Information given:
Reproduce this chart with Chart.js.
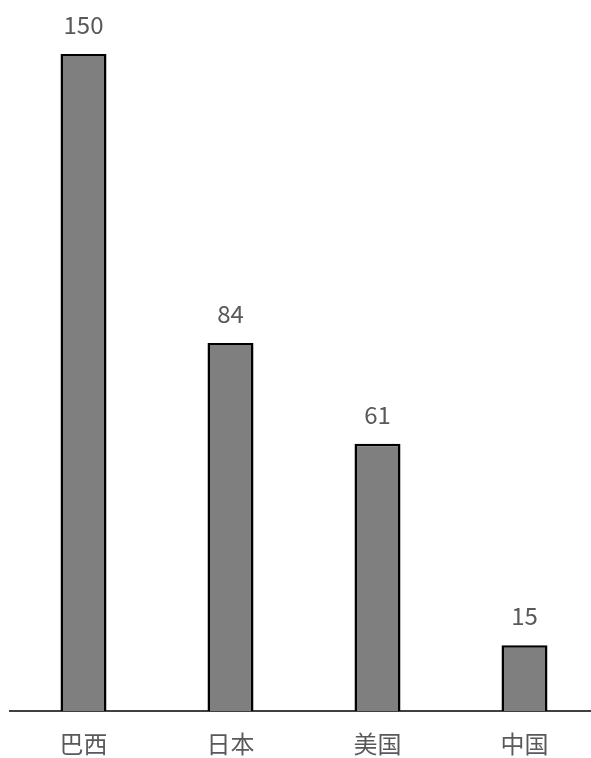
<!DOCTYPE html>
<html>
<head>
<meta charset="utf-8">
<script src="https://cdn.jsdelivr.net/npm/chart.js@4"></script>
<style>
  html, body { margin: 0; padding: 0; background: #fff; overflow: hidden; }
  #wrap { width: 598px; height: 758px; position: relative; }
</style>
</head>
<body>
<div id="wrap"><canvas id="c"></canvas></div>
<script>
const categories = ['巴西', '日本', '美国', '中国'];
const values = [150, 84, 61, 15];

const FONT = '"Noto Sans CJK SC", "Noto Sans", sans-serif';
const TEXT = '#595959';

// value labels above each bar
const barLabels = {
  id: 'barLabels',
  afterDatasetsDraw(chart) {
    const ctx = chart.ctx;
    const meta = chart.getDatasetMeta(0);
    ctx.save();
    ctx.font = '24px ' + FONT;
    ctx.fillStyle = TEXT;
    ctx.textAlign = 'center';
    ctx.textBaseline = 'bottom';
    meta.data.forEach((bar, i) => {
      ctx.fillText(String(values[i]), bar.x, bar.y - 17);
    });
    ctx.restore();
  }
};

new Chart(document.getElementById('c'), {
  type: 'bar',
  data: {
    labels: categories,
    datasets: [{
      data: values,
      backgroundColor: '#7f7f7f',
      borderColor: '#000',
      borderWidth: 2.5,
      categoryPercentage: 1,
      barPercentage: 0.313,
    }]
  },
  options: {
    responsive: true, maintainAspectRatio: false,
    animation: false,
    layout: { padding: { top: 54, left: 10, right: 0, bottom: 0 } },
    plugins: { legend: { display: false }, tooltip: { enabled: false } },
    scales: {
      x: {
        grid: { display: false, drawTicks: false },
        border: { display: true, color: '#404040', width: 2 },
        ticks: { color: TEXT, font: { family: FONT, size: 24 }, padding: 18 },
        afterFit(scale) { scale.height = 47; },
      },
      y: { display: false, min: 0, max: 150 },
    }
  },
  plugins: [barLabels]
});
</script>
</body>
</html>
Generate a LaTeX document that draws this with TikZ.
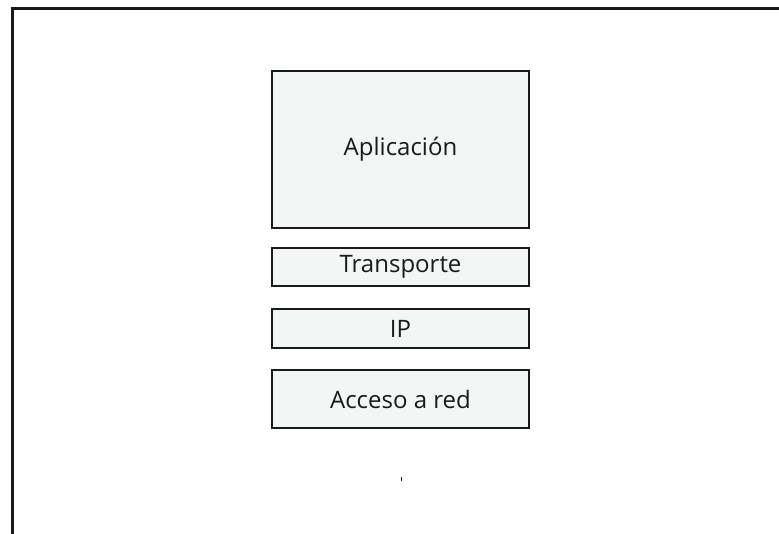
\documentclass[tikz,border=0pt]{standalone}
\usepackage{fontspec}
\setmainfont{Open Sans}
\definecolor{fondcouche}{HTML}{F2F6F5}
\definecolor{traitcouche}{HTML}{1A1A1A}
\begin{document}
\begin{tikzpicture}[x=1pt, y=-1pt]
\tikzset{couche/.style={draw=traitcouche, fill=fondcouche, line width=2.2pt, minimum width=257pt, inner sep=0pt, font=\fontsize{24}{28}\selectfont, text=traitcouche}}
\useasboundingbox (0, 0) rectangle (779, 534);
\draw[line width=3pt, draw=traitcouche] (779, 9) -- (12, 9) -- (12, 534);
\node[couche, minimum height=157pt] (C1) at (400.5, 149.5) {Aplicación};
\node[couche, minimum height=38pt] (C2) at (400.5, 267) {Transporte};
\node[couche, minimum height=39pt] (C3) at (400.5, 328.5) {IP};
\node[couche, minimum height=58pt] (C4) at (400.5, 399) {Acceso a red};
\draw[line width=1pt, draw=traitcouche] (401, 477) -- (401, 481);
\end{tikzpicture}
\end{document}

What is expected: Take the lines from the start of the material to the line with "const values = [150, 84, 61, 15];", both included, and transcribe them exactly without the pictures.

Exercise result:
Reproduce this chart with Chart.js.
<!DOCTYPE html>
<html>
<head>
<meta charset="utf-8">
<script src="https://cdn.jsdelivr.net/npm/chart.js@4"></script>
<style>
  html, body { margin: 0; padding: 0; background: #fff; overflow: hidden; }
  #wrap { width: 598px; height: 758px; position: relative; }
</style>
</head>
<body>
<div id="wrap"><canvas id="c"></canvas></div>
<script>
const categories = ['巴西', '日本', '美国', '中国'];
const values = [150, 84, 61, 15];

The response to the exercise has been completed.